§ **Job**
Filter the data for lines with the word "this", then copy every line so identified.

§ **Input records**
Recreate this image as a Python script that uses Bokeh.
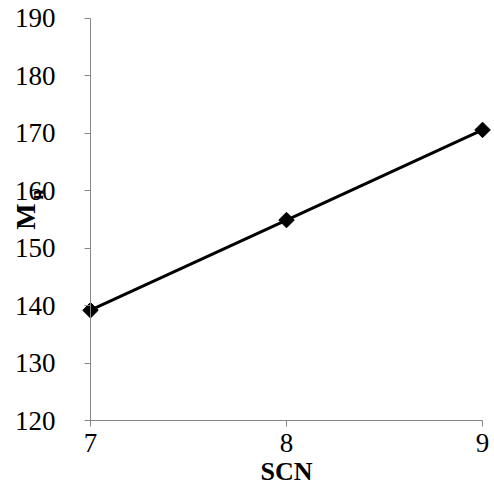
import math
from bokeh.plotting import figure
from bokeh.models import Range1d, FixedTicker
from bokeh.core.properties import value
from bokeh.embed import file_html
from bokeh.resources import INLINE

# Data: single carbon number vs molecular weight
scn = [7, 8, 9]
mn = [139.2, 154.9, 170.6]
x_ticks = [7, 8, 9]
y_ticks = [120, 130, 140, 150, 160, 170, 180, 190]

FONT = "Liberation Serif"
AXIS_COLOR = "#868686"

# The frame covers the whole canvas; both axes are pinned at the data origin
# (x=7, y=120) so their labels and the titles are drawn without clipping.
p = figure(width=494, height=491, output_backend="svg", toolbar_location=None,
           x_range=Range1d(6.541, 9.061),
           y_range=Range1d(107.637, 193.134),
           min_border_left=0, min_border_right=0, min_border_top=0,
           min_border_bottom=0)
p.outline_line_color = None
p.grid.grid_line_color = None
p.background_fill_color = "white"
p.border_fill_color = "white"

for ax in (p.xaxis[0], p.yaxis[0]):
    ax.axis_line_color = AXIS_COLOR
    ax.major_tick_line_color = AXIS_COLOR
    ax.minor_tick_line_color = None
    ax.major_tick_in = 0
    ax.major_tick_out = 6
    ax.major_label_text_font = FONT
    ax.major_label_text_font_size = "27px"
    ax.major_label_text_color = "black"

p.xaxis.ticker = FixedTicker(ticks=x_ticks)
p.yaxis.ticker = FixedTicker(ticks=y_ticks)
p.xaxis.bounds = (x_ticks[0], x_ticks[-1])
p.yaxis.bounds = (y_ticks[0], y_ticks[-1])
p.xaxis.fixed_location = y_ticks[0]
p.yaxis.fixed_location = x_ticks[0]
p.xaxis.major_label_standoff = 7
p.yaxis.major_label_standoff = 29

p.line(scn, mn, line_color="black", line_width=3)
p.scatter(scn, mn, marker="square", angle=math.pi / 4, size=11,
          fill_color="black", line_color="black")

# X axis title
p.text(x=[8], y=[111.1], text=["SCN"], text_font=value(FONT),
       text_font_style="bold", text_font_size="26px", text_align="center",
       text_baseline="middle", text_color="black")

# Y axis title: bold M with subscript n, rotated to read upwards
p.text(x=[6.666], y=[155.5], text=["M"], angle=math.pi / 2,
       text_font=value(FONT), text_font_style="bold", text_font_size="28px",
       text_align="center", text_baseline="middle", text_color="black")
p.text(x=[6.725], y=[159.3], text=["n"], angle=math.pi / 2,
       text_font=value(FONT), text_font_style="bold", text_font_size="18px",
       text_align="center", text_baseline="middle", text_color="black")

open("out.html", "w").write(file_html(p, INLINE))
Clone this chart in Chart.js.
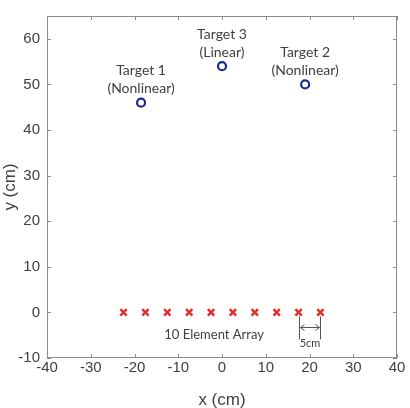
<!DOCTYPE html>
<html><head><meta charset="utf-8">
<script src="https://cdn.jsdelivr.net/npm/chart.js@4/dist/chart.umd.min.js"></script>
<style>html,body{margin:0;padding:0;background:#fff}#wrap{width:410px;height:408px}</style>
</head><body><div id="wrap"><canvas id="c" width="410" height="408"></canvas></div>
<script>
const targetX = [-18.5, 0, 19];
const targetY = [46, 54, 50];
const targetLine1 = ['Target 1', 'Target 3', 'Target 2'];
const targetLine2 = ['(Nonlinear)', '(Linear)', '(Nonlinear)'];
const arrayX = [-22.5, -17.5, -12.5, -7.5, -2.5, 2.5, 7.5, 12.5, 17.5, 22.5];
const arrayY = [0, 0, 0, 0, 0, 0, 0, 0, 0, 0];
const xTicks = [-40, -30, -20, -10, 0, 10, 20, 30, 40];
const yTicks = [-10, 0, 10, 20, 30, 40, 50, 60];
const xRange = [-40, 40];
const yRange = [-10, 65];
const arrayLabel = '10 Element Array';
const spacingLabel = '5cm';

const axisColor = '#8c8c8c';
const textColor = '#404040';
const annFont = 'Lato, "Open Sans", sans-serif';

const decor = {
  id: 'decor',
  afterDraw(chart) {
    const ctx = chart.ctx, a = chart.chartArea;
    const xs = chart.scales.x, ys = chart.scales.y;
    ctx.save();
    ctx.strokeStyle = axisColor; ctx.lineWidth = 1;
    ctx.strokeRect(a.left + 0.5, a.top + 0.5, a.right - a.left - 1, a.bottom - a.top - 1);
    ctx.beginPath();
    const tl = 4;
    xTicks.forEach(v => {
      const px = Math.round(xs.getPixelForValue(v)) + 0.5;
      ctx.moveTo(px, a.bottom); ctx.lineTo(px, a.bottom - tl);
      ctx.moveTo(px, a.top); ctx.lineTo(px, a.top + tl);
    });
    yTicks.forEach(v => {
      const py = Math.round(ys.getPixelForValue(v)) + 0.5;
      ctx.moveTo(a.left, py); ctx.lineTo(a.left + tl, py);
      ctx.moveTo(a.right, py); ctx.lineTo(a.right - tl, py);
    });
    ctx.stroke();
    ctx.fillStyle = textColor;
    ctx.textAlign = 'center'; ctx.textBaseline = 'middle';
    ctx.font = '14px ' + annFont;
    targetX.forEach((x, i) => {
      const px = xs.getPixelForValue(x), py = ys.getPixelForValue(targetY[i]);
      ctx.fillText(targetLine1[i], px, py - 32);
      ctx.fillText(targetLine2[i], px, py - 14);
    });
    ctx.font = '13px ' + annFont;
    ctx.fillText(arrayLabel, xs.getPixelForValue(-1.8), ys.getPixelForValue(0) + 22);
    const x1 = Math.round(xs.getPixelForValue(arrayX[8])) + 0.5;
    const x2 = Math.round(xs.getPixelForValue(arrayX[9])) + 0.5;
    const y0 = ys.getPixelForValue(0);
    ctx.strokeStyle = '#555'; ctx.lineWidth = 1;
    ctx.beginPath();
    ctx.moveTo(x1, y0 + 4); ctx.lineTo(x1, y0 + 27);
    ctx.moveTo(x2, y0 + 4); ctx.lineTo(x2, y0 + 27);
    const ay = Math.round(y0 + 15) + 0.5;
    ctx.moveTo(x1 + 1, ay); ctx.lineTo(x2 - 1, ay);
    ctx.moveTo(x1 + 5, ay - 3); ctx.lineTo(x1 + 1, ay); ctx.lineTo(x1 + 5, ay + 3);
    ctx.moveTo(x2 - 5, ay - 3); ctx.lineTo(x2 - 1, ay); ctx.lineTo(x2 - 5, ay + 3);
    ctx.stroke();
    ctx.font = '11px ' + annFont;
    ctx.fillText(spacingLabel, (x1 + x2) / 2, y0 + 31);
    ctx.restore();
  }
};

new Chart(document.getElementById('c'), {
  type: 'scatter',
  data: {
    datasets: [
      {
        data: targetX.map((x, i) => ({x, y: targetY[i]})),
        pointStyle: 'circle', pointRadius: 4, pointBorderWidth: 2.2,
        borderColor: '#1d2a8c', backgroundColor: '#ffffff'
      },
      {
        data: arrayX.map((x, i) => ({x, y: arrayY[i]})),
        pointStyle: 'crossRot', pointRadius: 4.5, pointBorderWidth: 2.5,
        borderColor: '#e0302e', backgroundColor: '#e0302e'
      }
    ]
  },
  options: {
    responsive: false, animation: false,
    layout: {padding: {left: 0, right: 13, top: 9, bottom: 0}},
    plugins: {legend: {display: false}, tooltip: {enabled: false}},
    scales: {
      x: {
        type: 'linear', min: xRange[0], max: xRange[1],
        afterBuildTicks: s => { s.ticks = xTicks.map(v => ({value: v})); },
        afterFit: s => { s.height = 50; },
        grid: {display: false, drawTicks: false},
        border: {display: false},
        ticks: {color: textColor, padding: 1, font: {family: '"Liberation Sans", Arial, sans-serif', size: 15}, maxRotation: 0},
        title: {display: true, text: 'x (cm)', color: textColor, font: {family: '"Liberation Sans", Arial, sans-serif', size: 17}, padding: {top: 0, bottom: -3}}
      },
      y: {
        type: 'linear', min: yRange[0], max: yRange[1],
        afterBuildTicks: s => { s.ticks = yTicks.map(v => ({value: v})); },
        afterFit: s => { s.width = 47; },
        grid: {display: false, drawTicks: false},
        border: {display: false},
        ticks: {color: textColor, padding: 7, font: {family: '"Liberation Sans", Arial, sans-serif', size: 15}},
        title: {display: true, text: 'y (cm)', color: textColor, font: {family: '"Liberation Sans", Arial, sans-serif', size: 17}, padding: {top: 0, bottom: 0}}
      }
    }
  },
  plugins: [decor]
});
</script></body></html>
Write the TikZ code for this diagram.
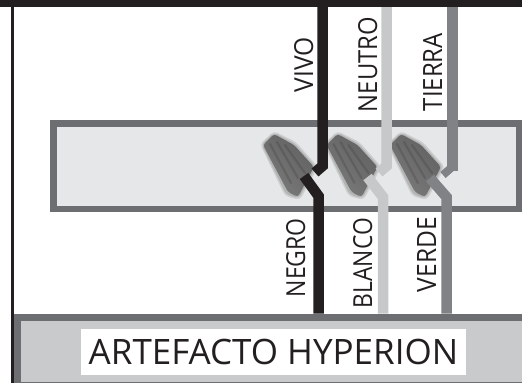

§ **Final result**
Recreate this image as a Python script that uses Bokeh.
Clone this chart in Chart.js.
Write the TikZ code for this diagram.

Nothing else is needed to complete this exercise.